Be aware that the business is changing.
I know fellow authors  who network relentlessly and hassle editors and publicity people. One pal  got a row for stalking their publicity person by emailing her too often! I can’t be ar…d with all that.  I write, get the words on the paper and agree to any events I’m offered. I prepare myself well if I am asked to do a panel.  People get paid to chose my covers, they know about marketing so I let them get on with it. Or am I wrong?
Read, write and don’t day dream
Chris Fowler thinks that this is the  worst advice possible. I think they are both right. It depends on the day dream. Daydreaming in that creative space, walking the dog while working out a plot point pays dividends. The day dreaming in that fantasy space where you are being invited for coffee by George Clooney or you have woken up and are a size 10…. Maybe not so much. Then it is time to apply bum to seat, pen to paper or fingers to keyboard.

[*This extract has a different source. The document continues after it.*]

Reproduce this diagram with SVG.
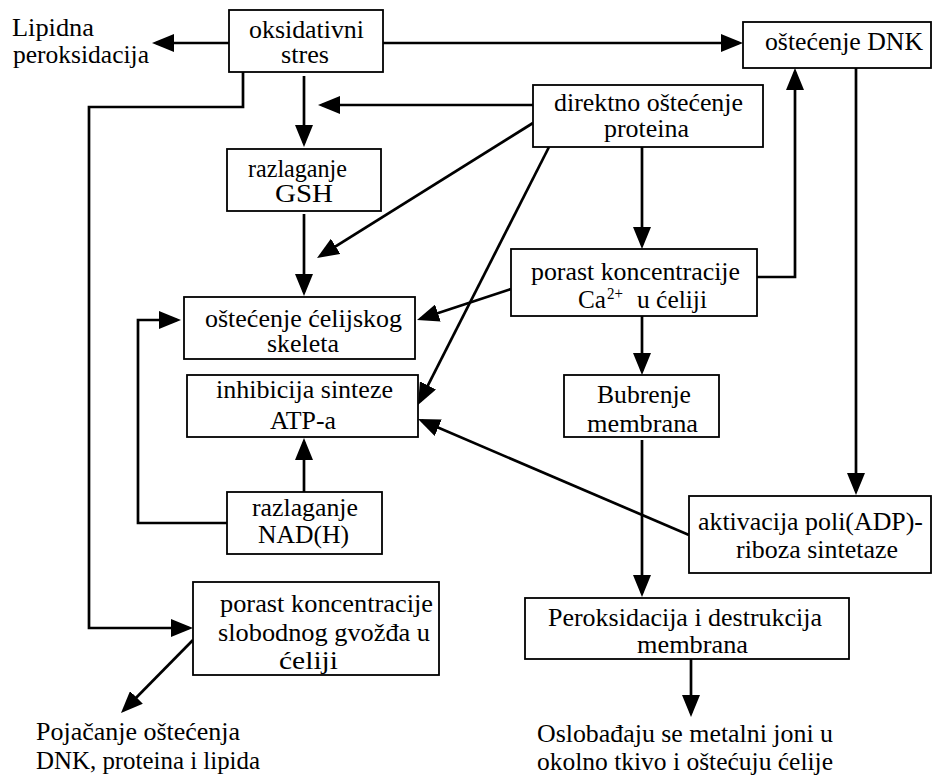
<svg xmlns="http://www.w3.org/2000/svg" width="932" height="776" viewBox="0 0 932 776">
<style>
.box{fill:#fff;stroke:#000;stroke-width:1.8}
.c{fill:none;stroke:#000;stroke-width:2.7;marker-end:url(#ah)}
text{font-family:"Liberation Serif","Times New Roman",serif;font-size:25px;fill:#000}
.b{font-size:26px}
.sup{font-size:17px}
</style>
<defs>
<marker id="ah" markerUnits="userSpaceOnUse" markerWidth="22" markerHeight="18" refX="18" refY="9" orient="auto">
<path d="M0,0 L22,9 L0,18 z" fill="#000"/>
</marker>
</defs>
<rect width="932" height="776" fill="#fff"/>
<g id="connectors">
<path class="c" d="M229,43 H156"/>
<path class="c" d="M383,43 H739"/>
<path class="c" d="M304,76 V143"/>
<path class="c" d="M533,105 H322"/>
<path class="c" d="M243,72 V107 H89 V628 H189"/>
<path class="c" d="M304,214 V292"/>
<path class="c" d="M533,123 L320.4,255.9"/>
<path class="c" d="M549,147 L419.8,401.4"/>
<path class="c" d="M642,147 V245"/>
<path class="c" d="M757,277 H795 V72"/>
<path class="c" d="M511,289 L420.8,318.7"/>
<path class="c" d="M642,316 V371"/>
<path class="c" d="M856,68 V491"/>
<path class="c" d="M642,440 V593"/>
<path class="c" d="M689,535 L421.7,420.6"/>
<path class="c" d="M304,492 V442"/>
<path class="c" d="M227,523 H138 V320 H177"/>
<path class="c" d="M193,640 L123.8,710.2"/>
<path class="c" d="M691,659 V713"/>
</g>
<g id="lipidna">
<text x="12" y="36" textLength="82" lengthAdjust="spacingAndGlyphs">Lipidna</text>
<text x="13" y="63" textLength="136" lengthAdjust="spacingAndGlyphs">peroksidacija</text>
</g>
<g id="oksidativni">
<rect class="box" x="229" y="10" width="154" height="62"/>
<text x="249" y="38" textLength="115" lengthAdjust="spacingAndGlyphs">oksidativni</text>
<text x="281" y="63" textLength="48" lengthAdjust="spacingAndGlyphs">stres</text>
</g>
<g id="dnk">
<rect class="box" x="743" y="22" width="188" height="46"/>
<text x="765" y="50" textLength="158" lengthAdjust="spacingAndGlyphs">oštećenje DNK</text>
</g>
<g id="direktno">
<rect class="box" x="533" y="85" width="230" height="62"/>
<text x="554" y="111" textLength="189" lengthAdjust="spacingAndGlyphs">direktno oštećenje</text>
<text x="604" y="137" textLength="85" lengthAdjust="spacingAndGlyphs">proteina</text>
</g>
<g id="gsh">
<rect class="box" x="227" y="149" width="154" height="62"/>
<text x="248" y="177" textLength="99" lengthAdjust="spacingAndGlyphs">razlaganje</text>
<text x="275" y="202" textLength="58" lengthAdjust="spacingAndGlyphs">GSH</text>
</g>
<g id="skelet">
<rect class="box" x="184" y="297" width="231" height="62"/>
<text x="205" y="327" textLength="197" lengthAdjust="spacingAndGlyphs">oštećenje ćelijskog</text>
<text x="267" y="352" textLength="72" lengthAdjust="spacingAndGlyphs">skeleta</text>
</g>
<g id="atp">
<rect class="box" x="187" y="375" width="231" height="62"/>
<text x="216" y="398" textLength="177" lengthAdjust="spacingAndGlyphs">inhibicija sinteze</text>
<text x="270" y="429" textLength="66" lengthAdjust="spacingAndGlyphs">ATP-a</text>
</g>
<g id="nad">
<rect class="box" x="227" y="492" width="155" height="62"/>
<text x="252" y="516" textLength="106" lengthAdjust="spacingAndGlyphs">razlaganje</text>
<text x="258" y="543" textLength="91" lengthAdjust="spacingAndGlyphs">NAD(H)</text>
</g>
<g id="ca">
<rect class="box" x="511" y="249" width="246" height="67"/>
<text x="531" y="280" textLength="209" lengthAdjust="spacingAndGlyphs">porast koncentracije</text>
<text x="578" y="308" textLength="28" lengthAdjust="spacingAndGlyphs">Ca</text>
<text class="sup" x="607" y="299" textLength="16" lengthAdjust="spacingAndGlyphs">2+</text>
<text x="637" y="308" textLength="70" lengthAdjust="spacingAndGlyphs">u ćeliji</text>
</g>
<g id="bubrenje">
<rect class="box" x="564" y="375" width="155" height="62"/>
<text x="597" y="403" textLength="94" lengthAdjust="spacingAndGlyphs">Bubrenje</text>
<text x="587" y="432" textLength="111" lengthAdjust="spacingAndGlyphs">membrana</text>
</g>
<g id="aktivacija">
<rect class="box" x="689" y="496" width="242" height="77"/>
<text x="698" y="530" textLength="225" lengthAdjust="spacingAndGlyphs">aktivacija poli(ADP)-</text>
<text x="736" y="558" textLength="162" lengthAdjust="spacingAndGlyphs">riboza sintetaze</text>
</g>
<g id="gvozdje">
<rect class="box" x="193" y="582" width="246" height="93"/>
<text class="b" x="220" y="612" textLength="213" lengthAdjust="spacingAndGlyphs">porast koncentracije</text>
<text class="b" x="218" y="641" textLength="212" lengthAdjust="spacingAndGlyphs">slobodnog gvožđa u</text>
<text class="b" x="279" y="669" textLength="59" lengthAdjust="spacingAndGlyphs">ćeliji</text>
</g>
<g id="peroksidacija">
<rect class="box" x="525" y="598" width="324" height="61"/>
<text class="b" x="548" y="626" textLength="274" lengthAdjust="spacingAndGlyphs">Peroksidacija i destrukcija</text>
<text class="b" x="637" y="653" textLength="111" lengthAdjust="spacingAndGlyphs">membrana</text>
</g>
<g id="pojacanje">
<text class="b" x="36" y="740" textLength="204" lengthAdjust="spacingAndGlyphs">Pojačanje oštećenja</text>
<text class="b" x="36" y="769" textLength="224" lengthAdjust="spacingAndGlyphs">DNK, proteina i lipida</text>
</g>
<g id="oslobadjaju">
<text class="b" x="537" y="742" textLength="296" lengthAdjust="spacingAndGlyphs">Oslobađaju se metalni joni u</text>
<text class="b" x="537" y="770" textLength="296" lengthAdjust="spacingAndGlyphs">okolno tkivo i oštećuju ćelije</text>
</g>
</svg>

                                             
Enjoy your own company , again I can write anywhere, with any noise (except attack toddlers and lawn mowers, but an attack toddler under a lawn mower is fine with me). My pal is a chic lit writer and she  goes to a  five star hotel  for a week and lives on room service and champagne ( both feature heavily in her books, so it’s tax deductible)  to get the plot right. Then comes homes and writes it,  but she has lots of very small children and no lawn mower so she probably needs to!
Choose a good setting
I think we all in MIE know the importance of that, murder IS everywhere, thank goodness. ..
Never go anywhere without a note book.
I don’t ( go anywhere without one), I buy notebooks the way other women buy shoes,  friends stick ideas on ipads and other swipey screen things that bing and bong, run out of battery and break when the dog sits on it. Not so with a pen and a bit of paper. It’s so much more creative and much less like work. And you can stick the good ideas  on your forehead so you don’t forget.
                                      
Never talk about a book before its finished.
I do, all the time. I chat to folk in my writers group,  my patients, various folk who live in my house. The dog. The latter is the best critic.
Book 7 features someone in a coma.  I’ve never been in a coma thankfully  but was chatting away to a patient who told me her son in law was in a coma for  four months. She told me a lot. Stuff you don’t get from having a medical degree. 
One weird thing was that when he ‘woke up’ he knew what they had been talking about over his bed. Not specific memory but an osmosis of the daily detritus of the conversation.  Mainly, the stress had caused his wife to go back on the ciggies. His mum had lost lots of weight through the stress.  The cat had kittens and all found good homes. And somebody was scoffing all the polo mints. (That was the wife disguising the fact she was smoking) .
Know when to stop.
Maybe writers like PD don’t get a word count to  stick to but it does concentrate the mind somewhat.  My new publisher likes shorter books, so I’ve had to edit and cut and trim. I think it has worked. I hope it has.

I had ‘blog’ on my to do list, ( I have a special note book for my To Do list) I can score that off now and phone the builder. It’s going to snow tomorrow, it will snow through the hole in the roof.
                                               
But first I’ll take the dog out, there’s a bit of dialogue I’m struggling with where the James Bond type character has driven over an attack toddler in a lawn mower and Mr T ain’t chuffed!